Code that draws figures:
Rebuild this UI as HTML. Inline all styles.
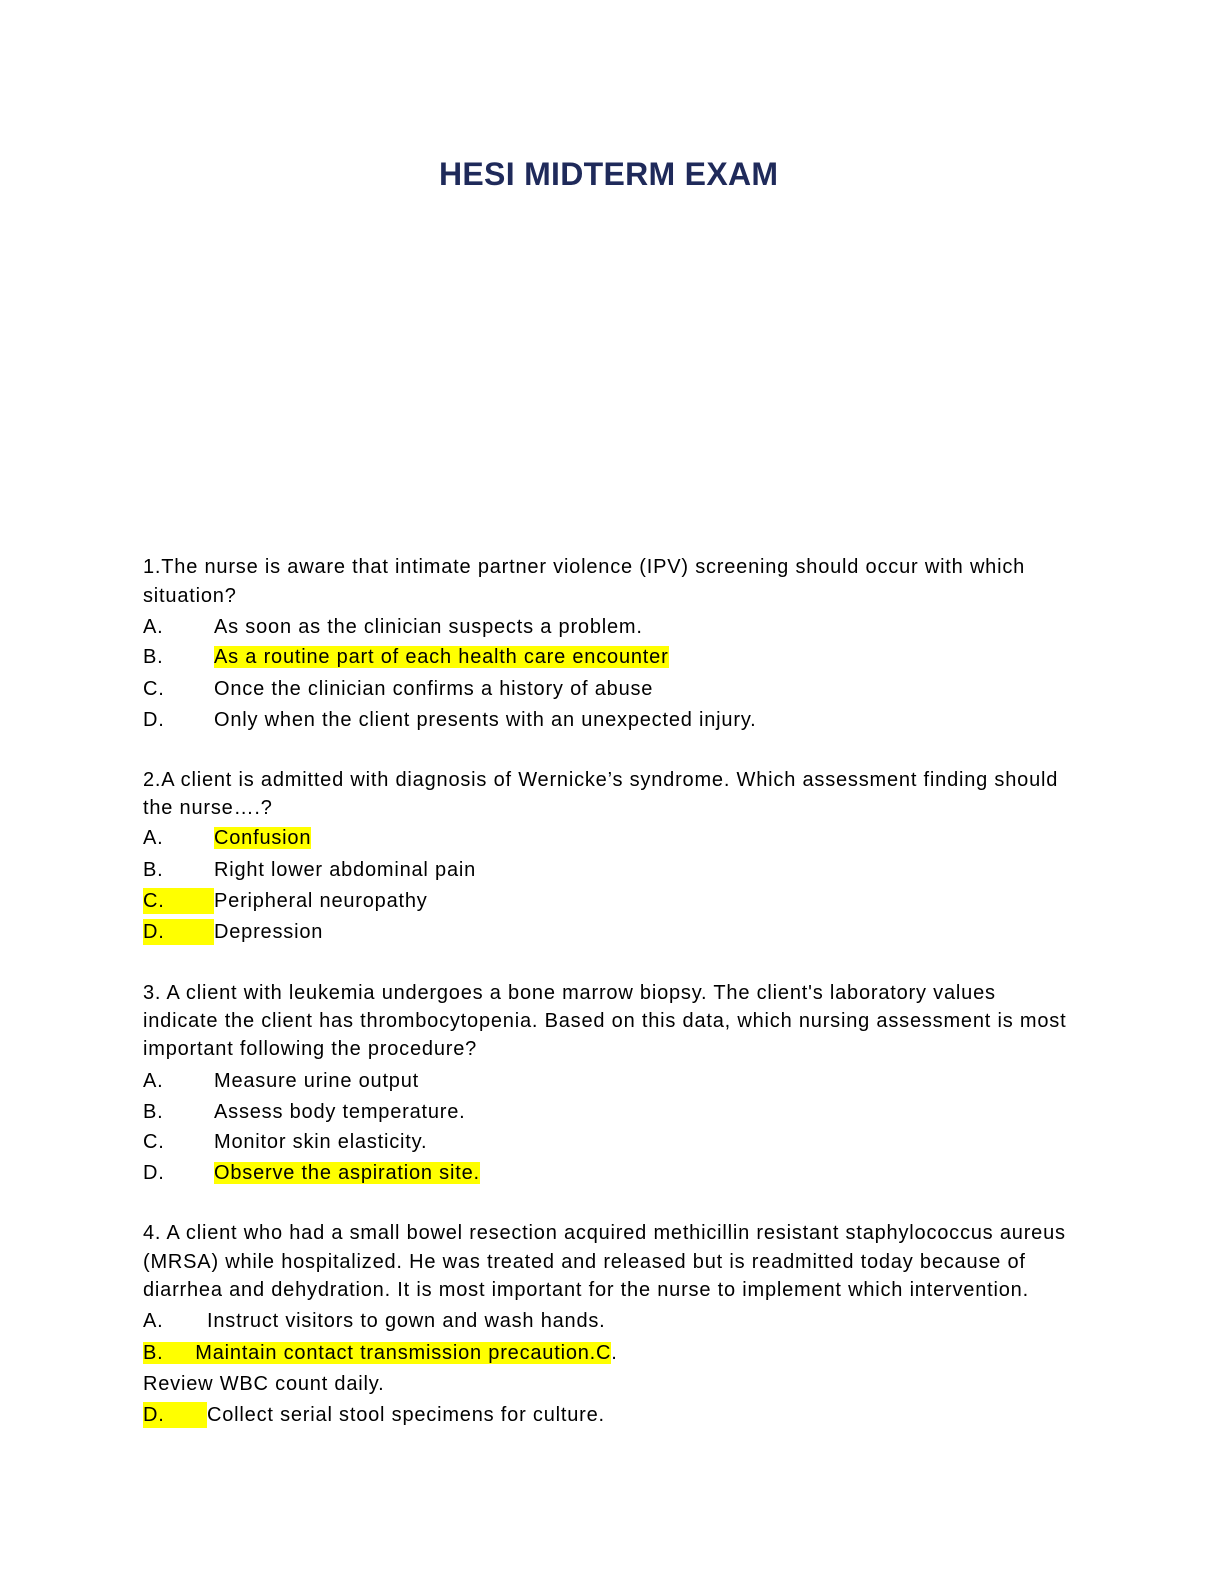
<!DOCTYPE html>
<html><head><meta charset="utf-8"><style>
body{margin:0;background:#fff;}
.p{position:relative;width:1224px;height:1584px;overflow:hidden;background:#fff;}
.t{position:absolute;left:439px;top:156px;font:bold 32px "Liberation Sans",sans-serif;color:#1f2a5a;letter-spacing:0.3px;}
.l{position:absolute;left:143px;font:20px/26px "Liberation Sans",sans-serif;color:#000;white-space:nowrap;letter-spacing:0.8px;}
.l b{font-weight:normal;position:absolute;left:71px;top:0;}
.h{background:#ffff00;}
.x{display:inline-block;}
</style></head><body><div class="p">
<div class="t">HESI MIDTERM EXAM</div>

<div class="l" style="top:554px">1.The nurse is aware that intimate partner violence (IPV) screening should occur with which</div>
<div class="l" style="top:583px">situation?</div>
<div class="l" style="top:614px">A.<b>As soon as the clinician suspects a problem.</b></div>
<div class="l" style="top:644px">B.<b><span class="h">As a routine part of each health care encounter</span></b></div>
<div class="l" style="top:676px">C.<b>Once the clinician confirms a history of abuse</b></div>
<div class="l" style="top:707px">D.<b>Only when the client presents with an unexpected injury.</b></div>

<div class="l" style="top:767px">2.A client is admitted with diagnosis of Wernicke’s syndrome. Which assessment finding should</div>
<div class="l" style="top:795px">the nurse….?</div>
<div class="l" style="top:825px">A.<b><span class="h">Confusion</span></b></div>
<div class="l" style="top:857px">B.<b>Right lower abdominal pain</b></div>
<div class="l" style="top:888px"><span class="h x" style="width:71px">C.</span><b>Peripheral neuropathy</b></div>
<div class="l" style="top:919px"><span class="h x" style="width:71px">D.</span><b>Depression</b></div>

<div class="l" style="top:980px">3. A client with leukemia undergoes a bone marrow biopsy. The client's laboratory values</div>
<div class="l" style="top:1008px">indicate the client has thrombocytopenia. Based on this data, which nursing assessment is most</div>
<div class="l" style="top:1036px">important following the procedure?</div>
<div class="l" style="top:1068px">A.<b>Measure urine output</b></div>
<div class="l" style="top:1099px">B.<b>Assess body temperature.</b></div>
<div class="l" style="top:1129px">C.<b>Monitor skin elasticity.</b></div>
<div class="l" style="top:1160px">D.<b><span class="h">Observe the aspiration site.</span></b></div>

<div class="l" style="top:1220px">4. A client who had a small bowel resection acquired methicillin resistant staphylococcus aureus</div>
<div class="l" style="top:1249px">(MRSA) while hospitalized. He was treated and released but is readmitted today because of</div>
<div class="l" style="top:1277px">diarrhea and dehydration. It is most important for the nurse to implement which intervention.</div>
<div class="l" style="top:1308px">A.<b style="left:64px">Instruct visitors to gown and wash hands.</b></div>
<div class="l" style="top:1340px"><span class="h">B.&nbsp;&nbsp;&nbsp;&nbsp;&nbsp;Maintain contact transmission precaution.C</span>.</div>
<div class="l" style="top:1371px">Review WBC count daily.</div>
<div class="l" style="top:1402px"><span class="h x" style="width:64px">D.</span><b style="left:64px">Collect serial stool specimens for culture.</b></div>
</div></body></html>
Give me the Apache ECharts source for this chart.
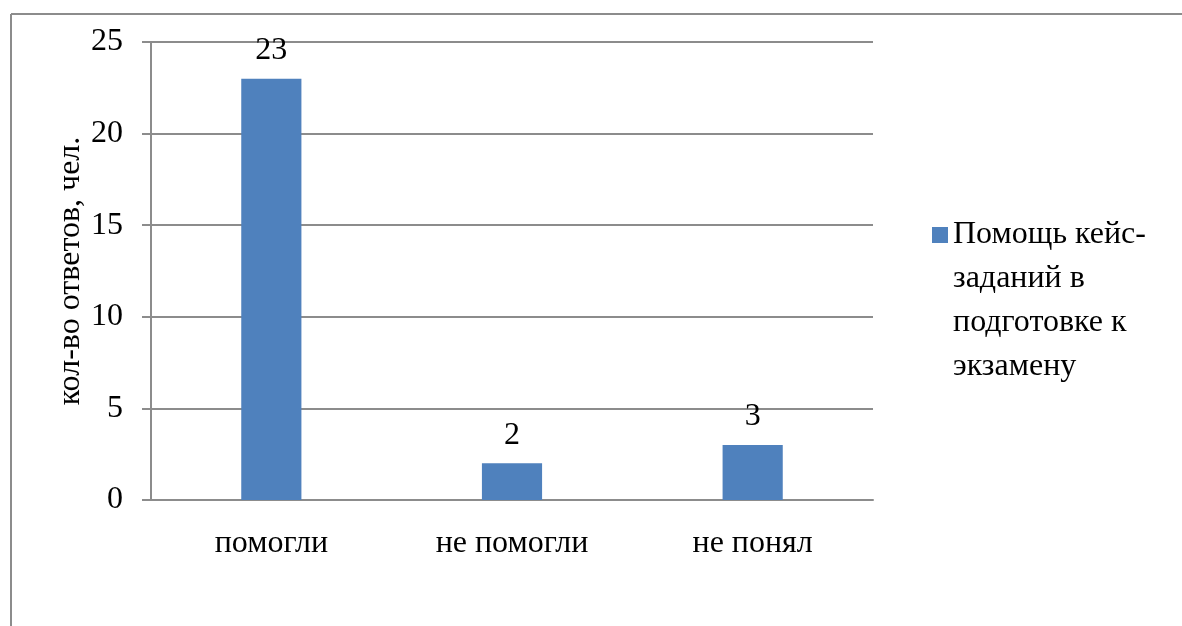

• Exercise task: Look through the records and gather each line with the word "this".

• Written answer:
Rebuild this UI as HTML. Inline all styles.
<div class="l" style="top:1008px">indicate the client has thrombocytopenia. Based on this data, which nursing assessment is most</div>
Give me the Apache ECharts source for this chart.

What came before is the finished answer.